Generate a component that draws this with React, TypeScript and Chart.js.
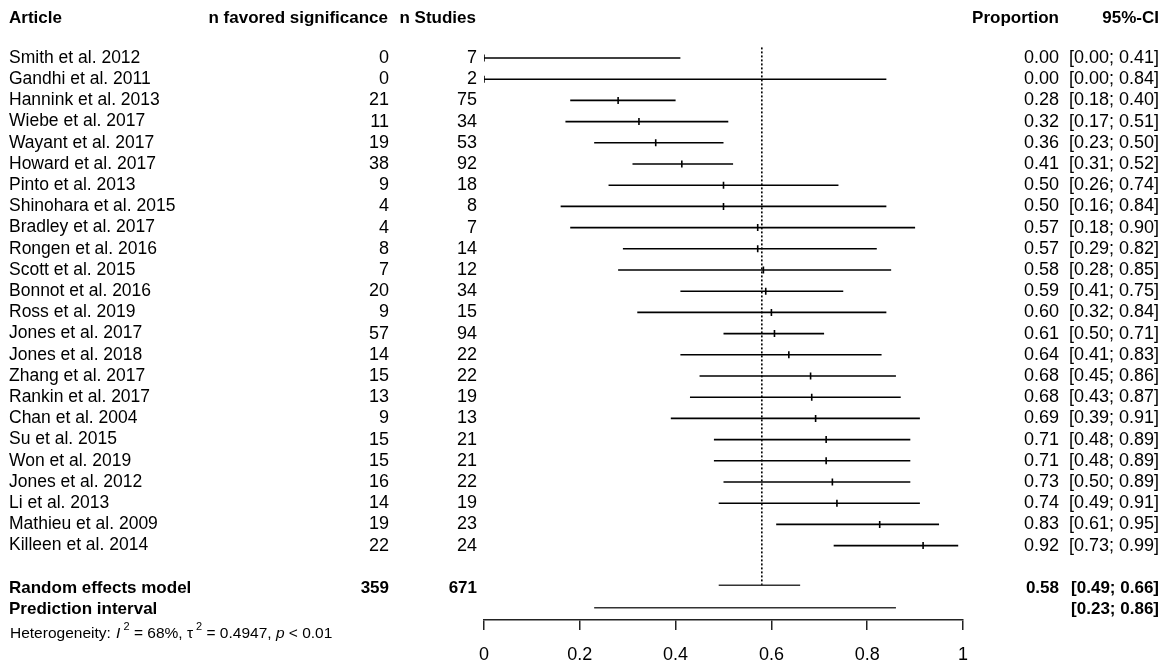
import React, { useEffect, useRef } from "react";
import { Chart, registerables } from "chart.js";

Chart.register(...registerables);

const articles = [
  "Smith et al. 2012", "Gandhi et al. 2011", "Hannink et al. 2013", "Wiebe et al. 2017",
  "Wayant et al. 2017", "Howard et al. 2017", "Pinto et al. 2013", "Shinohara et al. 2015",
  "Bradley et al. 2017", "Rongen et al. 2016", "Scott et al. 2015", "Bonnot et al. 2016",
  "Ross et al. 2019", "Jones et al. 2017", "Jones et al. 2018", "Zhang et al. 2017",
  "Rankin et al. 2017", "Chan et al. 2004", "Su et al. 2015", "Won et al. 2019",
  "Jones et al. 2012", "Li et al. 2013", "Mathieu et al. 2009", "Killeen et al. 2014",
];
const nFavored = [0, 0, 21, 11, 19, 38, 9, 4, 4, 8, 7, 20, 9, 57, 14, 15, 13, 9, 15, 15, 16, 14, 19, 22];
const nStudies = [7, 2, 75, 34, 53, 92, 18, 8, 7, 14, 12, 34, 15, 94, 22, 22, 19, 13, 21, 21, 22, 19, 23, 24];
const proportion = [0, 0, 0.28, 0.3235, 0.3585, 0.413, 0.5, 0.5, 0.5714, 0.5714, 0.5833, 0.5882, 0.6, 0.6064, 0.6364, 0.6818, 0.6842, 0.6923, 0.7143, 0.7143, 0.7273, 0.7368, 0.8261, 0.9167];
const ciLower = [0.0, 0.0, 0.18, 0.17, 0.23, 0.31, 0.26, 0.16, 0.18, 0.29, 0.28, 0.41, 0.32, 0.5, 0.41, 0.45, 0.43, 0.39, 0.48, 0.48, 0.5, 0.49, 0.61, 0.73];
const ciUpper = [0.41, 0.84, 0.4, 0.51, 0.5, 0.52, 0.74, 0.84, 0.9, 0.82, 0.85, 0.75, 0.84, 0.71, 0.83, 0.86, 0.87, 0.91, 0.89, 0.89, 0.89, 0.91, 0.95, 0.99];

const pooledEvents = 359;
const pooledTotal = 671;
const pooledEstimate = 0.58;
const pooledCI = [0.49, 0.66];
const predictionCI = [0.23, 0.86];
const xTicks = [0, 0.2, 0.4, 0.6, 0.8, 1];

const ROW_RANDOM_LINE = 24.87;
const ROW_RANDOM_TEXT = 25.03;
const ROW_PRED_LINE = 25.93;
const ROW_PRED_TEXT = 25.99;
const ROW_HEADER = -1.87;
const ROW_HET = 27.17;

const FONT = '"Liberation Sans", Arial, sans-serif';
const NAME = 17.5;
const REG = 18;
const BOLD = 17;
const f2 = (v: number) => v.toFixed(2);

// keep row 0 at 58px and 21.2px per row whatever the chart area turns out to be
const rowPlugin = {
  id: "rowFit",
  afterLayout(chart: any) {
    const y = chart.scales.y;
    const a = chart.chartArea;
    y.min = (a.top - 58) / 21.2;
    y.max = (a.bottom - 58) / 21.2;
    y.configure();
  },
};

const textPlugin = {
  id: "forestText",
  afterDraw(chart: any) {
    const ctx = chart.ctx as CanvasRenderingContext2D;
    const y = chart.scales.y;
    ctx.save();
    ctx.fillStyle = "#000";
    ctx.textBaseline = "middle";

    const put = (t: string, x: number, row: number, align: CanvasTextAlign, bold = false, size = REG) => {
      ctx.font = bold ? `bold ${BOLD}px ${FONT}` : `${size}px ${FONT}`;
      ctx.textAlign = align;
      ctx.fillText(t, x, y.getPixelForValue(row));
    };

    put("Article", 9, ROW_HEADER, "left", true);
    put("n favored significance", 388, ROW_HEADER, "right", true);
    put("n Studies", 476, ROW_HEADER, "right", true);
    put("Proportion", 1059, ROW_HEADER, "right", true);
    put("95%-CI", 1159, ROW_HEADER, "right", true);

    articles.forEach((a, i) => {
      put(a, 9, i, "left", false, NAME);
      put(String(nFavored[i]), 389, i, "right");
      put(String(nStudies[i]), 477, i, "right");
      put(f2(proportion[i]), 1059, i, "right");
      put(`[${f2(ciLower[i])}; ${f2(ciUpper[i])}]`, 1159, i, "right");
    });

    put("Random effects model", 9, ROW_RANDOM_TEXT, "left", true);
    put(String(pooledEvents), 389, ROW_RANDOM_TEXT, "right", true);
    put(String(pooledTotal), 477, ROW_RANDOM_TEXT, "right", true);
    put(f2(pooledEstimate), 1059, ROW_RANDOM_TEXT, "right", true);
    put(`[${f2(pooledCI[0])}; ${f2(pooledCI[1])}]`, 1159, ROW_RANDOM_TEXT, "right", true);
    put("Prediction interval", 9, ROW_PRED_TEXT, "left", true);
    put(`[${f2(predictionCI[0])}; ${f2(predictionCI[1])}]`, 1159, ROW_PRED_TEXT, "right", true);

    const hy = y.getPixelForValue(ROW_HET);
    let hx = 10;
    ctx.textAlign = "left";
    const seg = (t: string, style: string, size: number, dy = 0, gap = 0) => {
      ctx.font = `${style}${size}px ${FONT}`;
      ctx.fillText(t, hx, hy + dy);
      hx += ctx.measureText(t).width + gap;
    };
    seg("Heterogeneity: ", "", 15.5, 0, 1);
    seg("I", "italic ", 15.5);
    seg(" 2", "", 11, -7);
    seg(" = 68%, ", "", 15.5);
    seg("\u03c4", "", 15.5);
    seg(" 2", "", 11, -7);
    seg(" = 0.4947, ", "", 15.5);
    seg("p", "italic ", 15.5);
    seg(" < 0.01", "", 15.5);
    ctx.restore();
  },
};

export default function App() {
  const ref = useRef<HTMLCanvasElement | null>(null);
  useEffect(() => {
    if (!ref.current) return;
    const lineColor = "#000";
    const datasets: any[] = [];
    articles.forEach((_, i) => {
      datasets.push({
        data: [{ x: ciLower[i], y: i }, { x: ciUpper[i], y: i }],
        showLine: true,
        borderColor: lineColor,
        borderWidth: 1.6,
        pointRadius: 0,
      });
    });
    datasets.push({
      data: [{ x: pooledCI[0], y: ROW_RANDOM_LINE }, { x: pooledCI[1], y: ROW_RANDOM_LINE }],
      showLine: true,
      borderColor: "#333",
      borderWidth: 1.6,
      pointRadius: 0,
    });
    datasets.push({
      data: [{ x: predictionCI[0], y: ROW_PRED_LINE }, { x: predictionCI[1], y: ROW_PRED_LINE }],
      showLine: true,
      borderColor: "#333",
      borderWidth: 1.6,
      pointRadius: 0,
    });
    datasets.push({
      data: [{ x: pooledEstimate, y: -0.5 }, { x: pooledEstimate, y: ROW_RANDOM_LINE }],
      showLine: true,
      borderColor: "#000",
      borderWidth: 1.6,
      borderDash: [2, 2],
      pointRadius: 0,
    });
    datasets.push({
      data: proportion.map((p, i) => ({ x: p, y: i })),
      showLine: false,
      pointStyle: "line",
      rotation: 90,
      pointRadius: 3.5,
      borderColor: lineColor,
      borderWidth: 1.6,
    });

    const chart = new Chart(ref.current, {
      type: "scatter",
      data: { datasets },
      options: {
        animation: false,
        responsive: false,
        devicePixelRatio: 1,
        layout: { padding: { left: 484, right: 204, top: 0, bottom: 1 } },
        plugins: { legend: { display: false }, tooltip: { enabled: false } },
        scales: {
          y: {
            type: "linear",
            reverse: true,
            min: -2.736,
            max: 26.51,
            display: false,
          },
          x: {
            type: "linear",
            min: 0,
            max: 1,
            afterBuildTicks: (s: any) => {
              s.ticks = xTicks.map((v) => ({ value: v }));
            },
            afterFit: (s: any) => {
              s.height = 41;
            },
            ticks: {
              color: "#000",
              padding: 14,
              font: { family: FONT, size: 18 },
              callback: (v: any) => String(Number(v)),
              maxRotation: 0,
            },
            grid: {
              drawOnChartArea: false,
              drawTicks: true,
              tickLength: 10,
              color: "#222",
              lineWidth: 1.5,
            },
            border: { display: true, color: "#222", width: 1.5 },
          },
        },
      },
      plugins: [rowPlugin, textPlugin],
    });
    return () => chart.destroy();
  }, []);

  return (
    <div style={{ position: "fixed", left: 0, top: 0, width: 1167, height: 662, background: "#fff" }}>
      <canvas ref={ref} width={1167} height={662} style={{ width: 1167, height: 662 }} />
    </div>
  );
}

-.-.-

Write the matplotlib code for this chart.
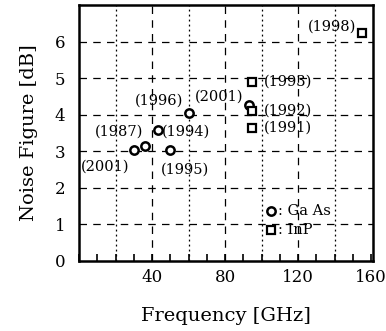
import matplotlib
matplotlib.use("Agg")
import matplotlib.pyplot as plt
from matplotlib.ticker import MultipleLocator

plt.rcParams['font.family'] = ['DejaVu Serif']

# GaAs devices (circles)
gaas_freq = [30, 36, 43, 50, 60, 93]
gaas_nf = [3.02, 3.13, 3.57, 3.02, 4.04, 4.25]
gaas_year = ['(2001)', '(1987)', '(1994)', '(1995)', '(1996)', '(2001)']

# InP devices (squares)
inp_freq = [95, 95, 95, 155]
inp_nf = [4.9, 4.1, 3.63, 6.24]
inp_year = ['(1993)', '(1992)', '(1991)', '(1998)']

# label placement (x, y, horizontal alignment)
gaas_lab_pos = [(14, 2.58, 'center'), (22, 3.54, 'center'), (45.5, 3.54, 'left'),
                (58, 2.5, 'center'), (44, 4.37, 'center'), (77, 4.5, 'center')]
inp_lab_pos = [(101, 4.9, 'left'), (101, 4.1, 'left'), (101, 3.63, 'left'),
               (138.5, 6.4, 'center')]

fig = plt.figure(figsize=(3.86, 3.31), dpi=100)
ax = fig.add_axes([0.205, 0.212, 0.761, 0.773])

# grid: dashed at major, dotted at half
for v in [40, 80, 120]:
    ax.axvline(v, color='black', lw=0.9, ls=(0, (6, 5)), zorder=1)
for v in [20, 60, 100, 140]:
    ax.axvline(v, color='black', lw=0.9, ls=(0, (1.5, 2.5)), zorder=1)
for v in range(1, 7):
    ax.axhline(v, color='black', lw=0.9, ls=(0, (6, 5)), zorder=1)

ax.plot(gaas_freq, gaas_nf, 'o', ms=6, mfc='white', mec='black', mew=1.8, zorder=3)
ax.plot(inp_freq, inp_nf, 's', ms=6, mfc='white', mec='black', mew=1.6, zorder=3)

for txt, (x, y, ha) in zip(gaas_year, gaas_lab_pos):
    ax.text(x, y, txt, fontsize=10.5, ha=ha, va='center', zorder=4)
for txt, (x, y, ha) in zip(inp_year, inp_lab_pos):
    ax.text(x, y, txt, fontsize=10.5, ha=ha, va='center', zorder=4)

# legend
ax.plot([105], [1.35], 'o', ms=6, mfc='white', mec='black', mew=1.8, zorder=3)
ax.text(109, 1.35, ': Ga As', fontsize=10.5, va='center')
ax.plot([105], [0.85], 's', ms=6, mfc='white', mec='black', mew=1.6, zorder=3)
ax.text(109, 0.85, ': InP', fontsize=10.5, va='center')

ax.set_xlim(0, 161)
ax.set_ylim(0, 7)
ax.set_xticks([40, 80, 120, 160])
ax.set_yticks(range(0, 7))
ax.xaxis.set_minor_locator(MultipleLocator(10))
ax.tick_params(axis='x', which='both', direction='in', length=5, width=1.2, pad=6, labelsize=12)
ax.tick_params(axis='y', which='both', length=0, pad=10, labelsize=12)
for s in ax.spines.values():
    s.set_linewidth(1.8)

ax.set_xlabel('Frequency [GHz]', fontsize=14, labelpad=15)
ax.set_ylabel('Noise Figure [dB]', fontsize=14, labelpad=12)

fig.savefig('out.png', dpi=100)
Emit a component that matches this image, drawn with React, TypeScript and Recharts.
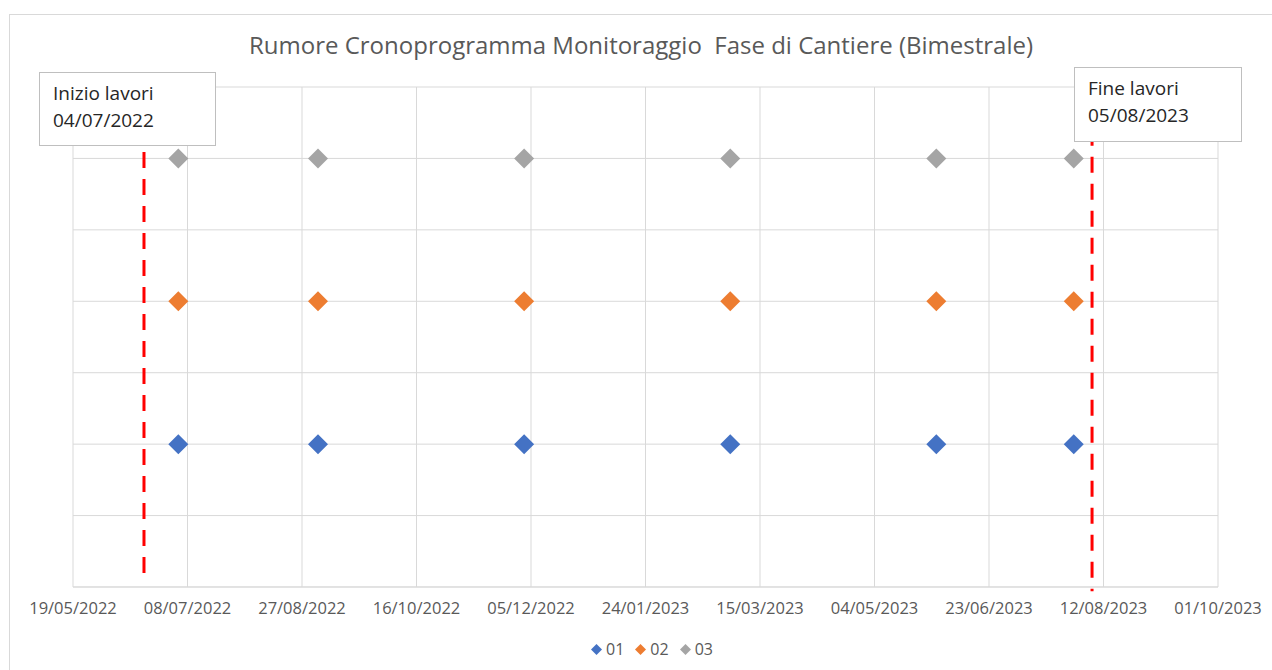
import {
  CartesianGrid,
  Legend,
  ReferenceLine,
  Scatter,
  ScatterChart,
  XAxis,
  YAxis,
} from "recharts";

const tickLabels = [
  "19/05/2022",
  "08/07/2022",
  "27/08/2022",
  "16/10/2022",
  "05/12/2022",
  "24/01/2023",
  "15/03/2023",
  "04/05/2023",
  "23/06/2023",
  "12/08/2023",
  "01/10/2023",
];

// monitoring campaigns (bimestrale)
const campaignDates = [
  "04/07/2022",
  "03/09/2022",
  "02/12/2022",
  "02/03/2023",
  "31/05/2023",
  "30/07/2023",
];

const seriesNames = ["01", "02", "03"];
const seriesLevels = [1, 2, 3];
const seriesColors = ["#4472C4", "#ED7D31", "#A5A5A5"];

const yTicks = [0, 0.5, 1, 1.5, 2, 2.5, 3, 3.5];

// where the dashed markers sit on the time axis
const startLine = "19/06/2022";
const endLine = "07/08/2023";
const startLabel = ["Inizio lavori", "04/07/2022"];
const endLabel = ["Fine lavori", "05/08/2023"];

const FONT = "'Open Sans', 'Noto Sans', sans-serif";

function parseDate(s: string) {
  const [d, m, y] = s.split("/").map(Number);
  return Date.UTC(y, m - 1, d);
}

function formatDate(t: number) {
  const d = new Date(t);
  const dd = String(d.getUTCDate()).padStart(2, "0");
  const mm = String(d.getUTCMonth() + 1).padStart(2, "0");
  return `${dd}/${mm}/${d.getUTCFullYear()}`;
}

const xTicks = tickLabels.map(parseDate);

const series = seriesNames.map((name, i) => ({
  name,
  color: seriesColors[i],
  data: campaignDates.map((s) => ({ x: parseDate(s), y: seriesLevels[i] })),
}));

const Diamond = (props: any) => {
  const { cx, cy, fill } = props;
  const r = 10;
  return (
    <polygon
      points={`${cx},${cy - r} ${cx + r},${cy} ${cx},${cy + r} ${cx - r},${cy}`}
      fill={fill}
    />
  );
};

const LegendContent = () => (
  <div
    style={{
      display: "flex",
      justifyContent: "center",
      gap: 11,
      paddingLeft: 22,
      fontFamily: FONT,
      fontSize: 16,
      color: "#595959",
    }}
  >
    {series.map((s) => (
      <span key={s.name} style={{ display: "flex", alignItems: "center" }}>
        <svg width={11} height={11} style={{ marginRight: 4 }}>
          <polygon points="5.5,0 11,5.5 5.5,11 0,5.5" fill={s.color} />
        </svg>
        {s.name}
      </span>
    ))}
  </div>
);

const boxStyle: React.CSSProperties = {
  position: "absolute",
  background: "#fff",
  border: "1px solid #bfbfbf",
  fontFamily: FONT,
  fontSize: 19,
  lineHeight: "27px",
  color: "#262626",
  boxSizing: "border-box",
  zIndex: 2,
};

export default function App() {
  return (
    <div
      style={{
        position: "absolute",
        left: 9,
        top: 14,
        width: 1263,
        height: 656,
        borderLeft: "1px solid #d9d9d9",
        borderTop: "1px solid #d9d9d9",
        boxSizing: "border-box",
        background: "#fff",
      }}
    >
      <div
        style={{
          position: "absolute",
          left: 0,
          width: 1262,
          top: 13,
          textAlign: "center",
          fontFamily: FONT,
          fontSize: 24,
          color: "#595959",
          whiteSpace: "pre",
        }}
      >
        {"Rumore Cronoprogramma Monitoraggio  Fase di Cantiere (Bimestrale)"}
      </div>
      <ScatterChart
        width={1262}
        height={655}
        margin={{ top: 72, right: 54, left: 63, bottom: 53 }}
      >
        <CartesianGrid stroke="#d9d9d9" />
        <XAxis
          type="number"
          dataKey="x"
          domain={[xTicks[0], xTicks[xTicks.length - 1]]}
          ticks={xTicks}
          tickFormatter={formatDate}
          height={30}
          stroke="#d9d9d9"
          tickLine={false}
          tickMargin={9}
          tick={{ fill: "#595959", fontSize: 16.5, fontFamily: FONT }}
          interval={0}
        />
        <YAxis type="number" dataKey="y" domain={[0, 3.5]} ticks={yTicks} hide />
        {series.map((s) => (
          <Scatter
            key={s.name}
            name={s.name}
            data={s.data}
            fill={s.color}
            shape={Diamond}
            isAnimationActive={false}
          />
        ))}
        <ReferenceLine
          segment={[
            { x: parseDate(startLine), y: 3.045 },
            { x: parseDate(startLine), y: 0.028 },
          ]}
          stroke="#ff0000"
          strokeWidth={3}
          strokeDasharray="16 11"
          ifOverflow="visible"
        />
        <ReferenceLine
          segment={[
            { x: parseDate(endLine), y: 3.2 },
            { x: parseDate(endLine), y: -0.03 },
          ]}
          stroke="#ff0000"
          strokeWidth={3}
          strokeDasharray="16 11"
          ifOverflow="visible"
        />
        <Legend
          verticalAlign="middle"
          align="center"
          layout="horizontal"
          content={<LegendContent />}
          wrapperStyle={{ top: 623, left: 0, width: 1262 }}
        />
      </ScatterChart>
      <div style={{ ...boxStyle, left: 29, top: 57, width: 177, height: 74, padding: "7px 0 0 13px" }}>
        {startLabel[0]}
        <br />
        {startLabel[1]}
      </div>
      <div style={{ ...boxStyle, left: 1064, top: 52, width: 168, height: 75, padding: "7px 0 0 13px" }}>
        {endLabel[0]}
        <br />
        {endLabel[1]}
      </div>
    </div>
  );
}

-.-.-

- _What you should do_:
For the material above, give again only the lines starting at the line that contains "Generate a component" and ending at the line that contains "Chart.register(...registerables);". Pictures do not belong in the copy.

- _Full solution_:
Generate a component that draws this with React, TypeScript and Chart.js.
import React, { useEffect, useRef } from "react";
import { Chart, registerables } from "chart.js";

Chart.register(...registerables);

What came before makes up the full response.